Israel's actions are truly horrifying in scale. The violence aimed at civilians, the systemic abuse of people just trying to survive on subsistence.

I'm not falling for any arguments. I'm simply observing what Israel is doing and saying, "this is truly awful. The scale of misery they are deploying against their enemies is unconscionable."

oa335 2 hours ago | parent | prev [-]

> Israel … is not attacking any neighbor that does not attack it

Incorrect.

https://en.wikipedia.org/wiki/Israeli_attack_on_Doha

https://en.wikipedia.org/wiki/Israeli_airstrike_on_the_Irani...

YZF 2 hours ago | parent [-]

Israel went after Hamas in Doha and not after Qatar as a country. Does this really prove your point?

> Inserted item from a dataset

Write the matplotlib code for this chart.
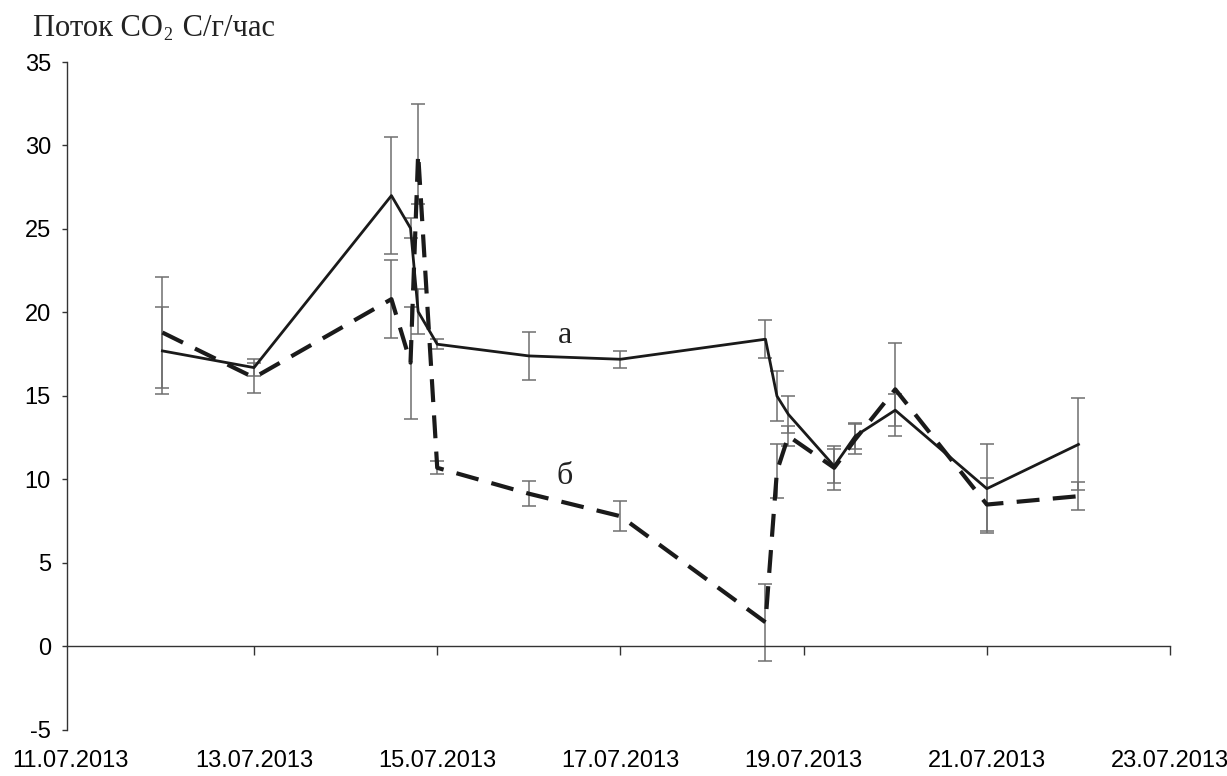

EDIT: exploring the legality of this with AI:

The "Unwilling or Unable" Doctrine: A major debate in international law is whether a state can use force in self-defense against a non-state actor located in another sovereign state. Some nations (like the US and Israel) argue for the "unwilling or unable" standard. This doctrine suggests that if a host state (e.g., Qatar) is unwilling or unable to stop a non-state actor (e.g., Hamas) from using its territory to direct or launch attacks, the victim state (Israel) has the right to use force within the host state's borders to defend itself.

Violations of Sovereignty: Conversely, many states and legal experts reject the "unwilling or unable" doctrine. Article 2(4) of the UN Charter strictly prohibits the use of force against the territorial integrity of another state. From this viewpoint, executing a strike in Qatar without Qatari consent or a UN Security Council mandate would be viewed as an illegal act of aggression and a violation of Qatar's sovereignty.

I think my overall point still stands though that in the absences of aggression towards Israel Israel would not be attacking. The exact threshold though is obviously something we debate- e.g. whether simply hosting the leadership of Hamas is enough of a reason to take military action. But it's a reason (i.e. Israel had some self-defense justification).